Movie Review: Operation Finale (2018)

A recreation of Nazi leader Adolf Eichmann's capture by Mossad agents, Operation Finale squanders a good story and stalls on minutiae.

It's 1960, and the Mossad leadership receive intelligence that Eichmann (Ben Kingsley), a principal architect of the Holocaust, is living with his wife Vera (Greta Scacchi) and son Klaus (Joe Alwyn) in Buenos Aires. Eichmann's identity was exposed when Klaus started dating the German Jew Sylvia Hermann (Haley Lu Richardson), who alerted her father Lothar (Peter Strauss). Israel's Prime Minister Ben-Gurion authorizes Eichmann's capture and transport to Israel to stand trial, recognizing the historic importance of publicly prosecuting a Nazi leader. 

A team of agents including Peter Malkin (Oscar Isaac), interrogator Zvi Aharoni (Michael Aronov) and doctor Hanna Elian (Mélanie Laurent) is dispatched to Argentina. They establish a safe house and conduct surveillance. The agents then abduct Eichmann at night while he is walking back home from his factory job, but extracting him back to Israel will not be straightforward.

An attempt to tap into an Argo-type vibe, Operation Finale stumbles on misdirected focus. Eichmann's globally televised trial is a milestone event in history, so writer Matthew Orton and director Chris Weitz seek nonexistent tension in a battle of wills between the Mossad agents and the captured Eichmann over whether or not he will sign a piece of paper. In an operation in which everything is forged, the coerced signature of a kidnap victim is a simply insufficient central plot device.
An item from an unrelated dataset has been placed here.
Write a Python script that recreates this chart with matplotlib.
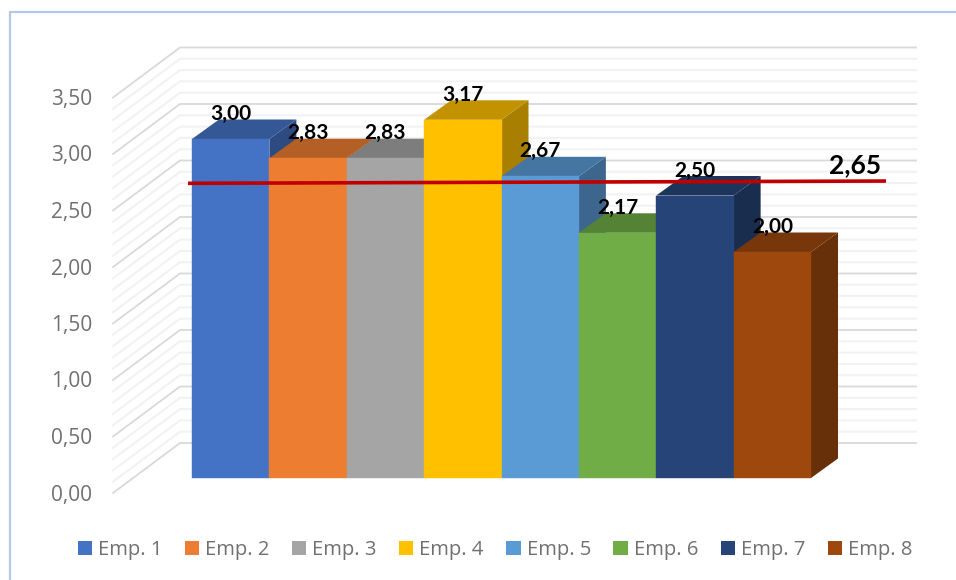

With events confined to the safe house for long stretches, other miscalculations abound. After seizing Eichmann, the ten day delay to secure a flight out of Buenos Aires is presented as an unplanned challenge for the Mossad team, and yet is a barely explained piece of operational incompetence. The fate of several characters crucial in the opening act is left hanging. And other than Malkin, the remaining Mossad agents remain essentially undefined.

The performances of Ben Kingsley as Eichmann and Oscar Isaac as Peter Malkin are better than the material, and their scenes together create a crackling duel between a manipulative master of evil and fiery trained assassin suppressing his instincts for revenge. Malkin's family history (he lost his sister and her children to Nazi death squads) provides an undercurrent of sorrow, but is also overplayed.

The just-in-time final act is Hollywoodization at its worst. Despite good source material, Operation Finale boards the wrong flight.